It doesn’t take a great deal of imagination to see that humanity is in an end of days scenario. The old systems are crumbling, greed is rampant, the ecology is breaking down, and totalitarian governments are taking over, disguised as caring democracies – basically, the world is going to hell in a handcart. It really is like a big sci-fi movie, which could explain why Alex (I, ROBOT) Proya’s latest movie, KNOWING, has been such a huge hit in the US during its first week of release, because people can relate to it.
The premise is fairly simple. In 1959 a young schoolgirl, Lucinda, suggests that a time capsule be buried in the school grounds as part of the school’s inauguration, to be opened in 50 years time. In the capsule all the students have to put pictures of what they think the future will look like when the capsule is opened, except Lucinda puts in a page of seemingly random numbers.
Fast forward to present day and the time capsule is opened and young Caleb Koestler gets Lucinda’s envelope. His father John (Nicolas Cage), a scientist and lecturer, discovers a pattern in the numbers that give the dates of disasters and the numbers of deaths, and there are three left so John tries to find out what they are and a way to stop them, by enlisting the help of Lucinda’s grown-up daughter (Rose Byrne) and granddaughter.
Generally I have a rule of not revealing too much of the plot or giving any spoilers, and in the case of this movie it does make it kind of hard to give a full review because the parts that are worth talking about are also have some of the biggest faults. Suffice to say, that there are some spectacular special effects as Cage does his best to stop the inevitable. Cage’s acting is all a bit earnest, as we have seen in most of his recent films, and he is outshone by the two children. For the most part the story is fairly good, even if the dialogue is a bit weak in places, and there is a bit too much forced schmaltz. Unfortunately, it is the ending that lets the film down, and if you want to have a successful film the ending has to be strong. SLUMDOG MILLIONAIRE is a case in point.
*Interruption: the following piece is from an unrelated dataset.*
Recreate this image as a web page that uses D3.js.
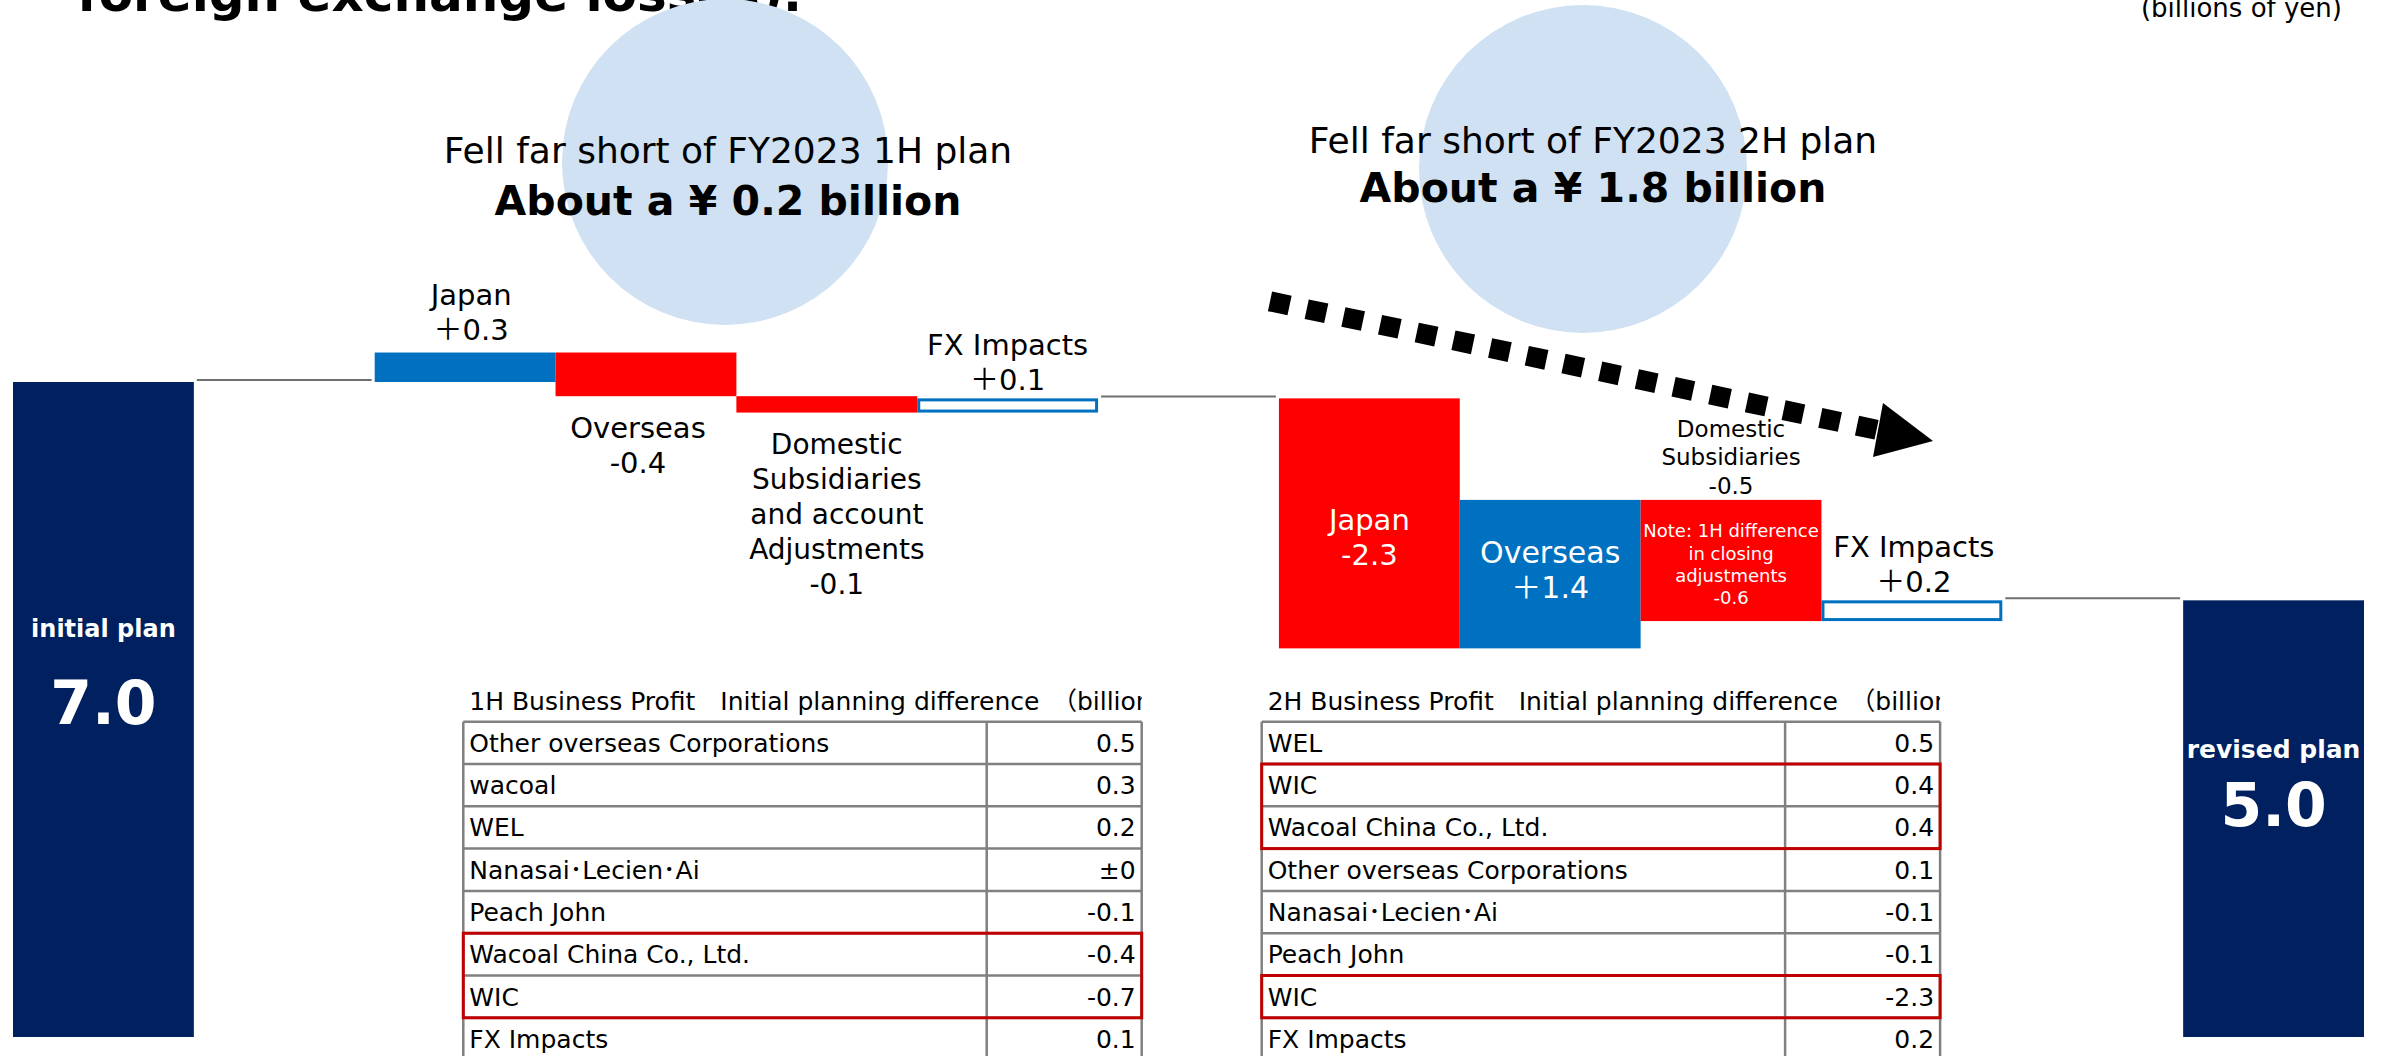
<!DOCTYPE html>
<html>
<head>
<meta charset="utf-8">
<script src="https://cdn.jsdelivr.net/npm/d3@7"></script>
<style>
  body { margin: 0; background: #fff; }
</style>
</head>
<body>
<script>
// waterfall steps (gap slots hold the connector lines)
let stepKeys = ["initial", "gapA", "jp1", "os1", "dom1", "fx1", "gapB", "jp2", "os2", "dom2", "fx2", "gapC", "revised"];
let totalKeys = ["initial", "revised"];
let totalValues = [7.0, 5.0];
let totalLabels = ["initial plan", "revised plan"];

let deltaKeys = ["jp1", "os1", "dom1", "fx1", "jp2", "os2", "dom2", "fx2"];
let deltaValues = [0.27, -0.40, -0.15, 0.13, -2.29, 1.36, -1.11, 0.19];
let deltaLabels = [
    ["Japan", "＋0.3"],
    ["Overseas", "-0.4"],
    ["Domestic", "Subsidiaries", "and account", "Adjustments", "-0.1"],
    ["FX Impacts", "＋0.1"],
    ["Japan", "-2.3"],
    ["Overseas", "＋1.4"],
    ["Domestic", "Subsidiaries", "-0.5"],
    ["FX Impacts", "＋0.2"]
];
let noteLines = ["Note: 1H difference", "in closing", "adjustments", "-0.6"];

let circleTexts = [
    ["Fell far short of FY2023 1H plan", "About a ¥ 0.2 billion"],
    ["Fell far short of FY2023 2H plan", "About a ¥ 1.8 billion"]
];

// tables
let h1Names = ["Other overseas Corporations", "wacoal", "WEL", "Nanasai･Lecien･Ai", "Peach John", "Wacoal China Co., Ltd.", "WIC", "FX Impacts"];
let h1Values = [0.5, 0.3, 0.2, 0, -0.1, -0.4, -0.7, 0.1];
let h2Names = ["WEL", "WIC", "Wacoal China Co., Ltd.", "Other overseas Corporations", "Nanasai･Lecien･Ai", "Peach John", "WIC", "FX Impacts"];
let h2Values = [0.5, 0.4, 0.4, 0.1, -0.1, -0.1, -2.3, 0.2];

let svgWidth = 2382;
let svgHeight = 1056;

let navy = "#002060", blue = "#0070C0", red = "#FF0000";

let svg = d3.select("body")
    .append("svg")
    .attr("width", svgWidth)
    .attr("height", svgHeight)
    .style("font-family", "'DejaVu Sans', 'Noto Sans CJK JP', sans-serif")

let x = d3.scaleBand()
    .domain(stepKeys)
    .range([13, 2364])
    .padding(0);

let y = d3.scaleLinear()
    .domain([1, 7])
    .range([1037, 382]);

let bw = x.bandwidth();

// page title remnant and unit
svg.append("text")
    .attr("x", 77).attr("y", 11)
    .attr("font-size", 50).attr("font-weight", "bold")
    .text("foreign exchange losses).")

svg.append("text")
    .attr("x", 2342).attr("y", 17)
    .attr("text-anchor", "end")
    .attr("font-size", 26)
    .text("(billions of yen)")

// background circles
let circles = [{cx: 725, cy: 162, r: 163}, {cx: 1583, cy: 169, r: 164}];
svg.selectAll("circle.bg")
    .data(circles)
    .enter()
    .append("circle")
    .attr("cx", d => d.cx)
    .attr("cy", d => d.cy)
    .attr("r", d => d.r)
    .attr("fill", "#cfe1f2");

let circleTextPos = [{x: 728, y1: 163, y2: 215}, {x: 1593, y1: 153, y2: 202}];
circleTexts.forEach(function (t, i) {
    let p = circleTextPos[i];
    svg.append("text")
        .attr("x", p.x).attr("y", p.y1)
        .attr("text-anchor", "middle")
        .attr("font-size", 36)
        .text(t[0]);
    svg.append("text")
        .attr("x", p.x).attr("y", p.y2)
        .attr("text-anchor", "middle")
        .attr("font-size", 41).attr("font-weight", "bold")
        .text(t[1]);
})

// dotted arrow
let arrowStart = [1270, 301.4], arrowEnd = [1878, 430.1];
svg.append("path")
    .attr("d", d3.line()([arrowStart, arrowEnd]))
    .attr("stroke", "#000")
    .attr("stroke-width", 20)
    .attr("stroke-dasharray", "20,17.5")
    .attr("fill", "none");
svg.append("path")
    .attr("d", "M1883,403 L1933,441 L1873,457 Z")
    .attr("fill", "#000");

// running totals
let steps = [];
let run = totalValues[0];
deltaKeys.forEach(function (k, i) {
    steps.push({key: k, v0: run, v1: run + deltaValues[i], delta: deltaValues[i], label: deltaLabels[i]});
    run += deltaValues[i];
});
let stepByKey = {};
steps.forEach(d => stepByKey[d.key] = d);

// total bars
let totals = totalKeys.map((k, i) => ({key: k, value: totalValues[i], label: totalLabels[i]}));
svg.selectAll("rect.total")
    .data(totals)
    .enter()
    .append("rect")
    .attr("x", d => x(d.key))
    .attr("y", d => y(d.value))
    .attr("width", bw)
    .attr("height", d => y(1) - y(d.value))
    .attr("fill", navy);

let totalTextPos = {initial: [637, 724], revised: [758, 826]};
totals.forEach(function (d) {
    let cx = x(d.key) + bw / 2;
    svg.append("text")
        .attr("x", cx).attr("y", totalTextPos[d.key][0])
        .attr("text-anchor", "middle")
        .attr("fill", "#fff").attr("font-weight", "bold")
        .attr("font-size", d.key == "initial" ? 24 : 25)
        .text(d.label);
    svg.append("text")
        .attr("x", cx).attr("y", totalTextPos[d.key][1])
        .attr("text-anchor", "middle")
        .attr("fill", "#fff").attr("font-weight", "bold")
        .attr("font-size", 60)
        .text(d3.format(".1f")(d.value));
})

// delta bars
svg.selectAll("rect.delta")
    .data(steps)
    .enter()
    .append("rect")
    .attr("x", d => d.key.startsWith("fx") ? x(d.key) + 1.5 : x(d.key))
    .attr("y", d => y(Math.max(d.v0, d.v1)) + (d.key.startsWith("fx") ? 1.5 : 0))
    .attr("width", d => d.key.startsWith("fx") ? bw - 3 : bw)
    .attr("height", d => Math.abs(y(d.v0) - y(d.v1)) - (d.key.startsWith("fx") ? 3 : 0))
    .attr("fill", d => d.key.startsWith("fx") ? "#fff" : (d.delta > 0 ? blue : red))
    .attr("stroke", d => d.key.startsWith("fx") ? blue : "none")
    .attr("stroke-width", 3);

// connectors
let connectors = [
    {key: "gapA", value: totalValues[0]},
    {key: "gapB", value: stepByKey["fx1"].v1},
    {key: "gapC", value: stepByKey["fx2"].v1}
];
svg.selectAll("line.conn")
    .data(connectors)
    .enter()
    .append("line")
    .attr("x1", d => x(d.key) + 3)
    .attr("x2", d => x(d.key) + bw - 3)
    .attr("y1", d => y(d.value) - 2)
    .attr("y2", d => y(d.value) - 2)
    .attr("stroke", "#6f6f6f")
    .attr("stroke-width", 2);

// bar labels
function multiLine(lines, cx, firstBase, lh, size, color) {
    lines.forEach(function (t, i) {
        svg.append("text")
            .attr("x", cx).attr("y", firstBase + i * lh)
            .attr("text-anchor", "middle")
            .attr("font-size", size)
            .attr("fill", color)
            .text(t);
    })
}

steps.forEach(function (d) {
    let cx = x(d.key) + bw / 2;
    let top = y(Math.max(d.v0, d.v1));
    let bot = y(Math.min(d.v0, d.v1));
    let n = d.label.length;
    if (d.key == "jp1") multiLine(d.label, cx + 6, top - 13 - 35 * (n - 1), 35, 29, "#000");
    if (d.key == "os1") multiLine(d.label, cx - 8, bot + 42, 35, 29, "#000");
    if (d.key == "dom1") multiLine(d.label, cx + 10, bot + 41, 35, 28, "#000");
    if (d.key == "fx1") multiLine(d.label, cx, top - 8 - 35 * (n - 1), 35, 29, "#000");
    if (d.key == "jp2") multiLine(d.label, cx, (top + bot) / 2 + 7, 35, 29, "#fff");
    if (d.key == "os2") multiLine(d.label, cx, (top + bot) / 2 - 11, 35, 30, "#fff");
    if (d.key == "dom2") {
        multiLine(d.label, cx, top - 6 - 28.5 * (n - 1), 28.5, 23, "#000");
        multiLine(noteLines, cx, (top + bot) / 2 - 23, 22.3, 18, "#fff");
    }
    if (d.key == "fx2") multiLine(d.label, cx + 2, top - 8 - 35 * (n - 1), 35, 29, "#000");
})

// tables
let tableTop = 721.7, rowH = 42.3, col1W = 523.4, tableW = 678.4;

function fmtVal(v) {
    return v == 0 ? "±0" : v.toFixed(1);
}

function drawTable(x0, title, names, values, boxes, id) {
    let g = svg.append("g");
    g.append("clipPath").attr("id", id)
        .append("rect")
        .attr("x", x0).attr("y", tableTop - 50)
        .attr("width", tableW).attr("height", 60);
    g.append("text")
        .attr("x", x0 + 6).attr("y", tableTop - 12)
        .attr("font-size", 25)
        .attr("clip-path", `url(#${id})`)
        .text(title);

    let rowY = d3.scaleLinear().domain([0, 1]).range([tableTop, tableTop + rowH]);

    names.forEach(function (nm, i) {
        g.append("text")
            .attr("x", x0 + 6).attr("y", rowY(i) + 30)
            .attr("font-size", 25)
            .text(nm);
        g.append("text")
            .attr("x", x0 + tableW - 6).attr("y", rowY(i) + 30)
            .attr("text-anchor", "end")
            .attr("font-size", 25)
            .text(fmtVal(values[i]));
    })

    let grid = "#808080";
    d3.range(names.length + 1).forEach(function (i) {
        g.append("line")
            .attr("x1", x0).attr("x2", x0 + tableW)
            .attr("y1", rowY(i)).attr("y2", rowY(i))
            .attr("stroke", grid).attr("stroke-width", 2.5);
    })
    ;[x0, x0 + col1W, x0 + tableW].forEach(function (xx) {
        g.append("line")
            .attr("x1", xx).attr("x2", xx)
            .attr("y1", tableTop).attr("y2", rowY(names.length))
            .attr("stroke", grid).attr("stroke-width", 2.5);
    })

    boxes.forEach(function (b) {
        g.append("rect")
            .attr("x", x0).attr("y", rowY(b[0]))
            .attr("width", tableW)
            .attr("height", rowY(b[1] + 1) - rowY(b[0]))
            .attr("fill", "none")
            .attr("stroke", "#C00000").attr("stroke-width", 3);
    })
}

drawTable(463.3, "1H Business Profit\u3000Initial planning difference\u3000（billions of yen）", h1Names, h1Values, [[5, 6]], "clip1");
drawTable(1261.7, "2H Business Profit\u3000Initial planning difference\u3000（billions of yen）", h2Names, h2Values, [[1, 2], [6, 6]], "clip2");
</script>
</body>
</html>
It is called a feelgood movie, but it is only the last act that is feelgood, the rest of the film is actually brutal, but everyone remembers the happy ending, even if they didn’t like the musical Bollywood finale.
I think what annoyed me most about the ending was that part of it was typical Hollywood, and part of it was more European, and it was the Hollywood part that was filled with obvious symbolism, and an almost deus ex machina devise that made me realise that most of Americas problems are because they are incapable of introspection, and really think that they can only be saved by an outside force. This will make more sense if you see the movie, but that is not really a good enough recommendation to see it.
Actually, the movie does have some good set pieces and a few good psychological thriller moments, but despite a good premise it is far from being a perfect movie. However, if you are looking for something to see at the cinema this week then, for genre fans, this is by far the best release of the week – just don’t go in with any high expectations.
As a note for all you techno buffs and filmmakers, this was shot entirely on a RED camera, so it is worth looking at from that standpoint.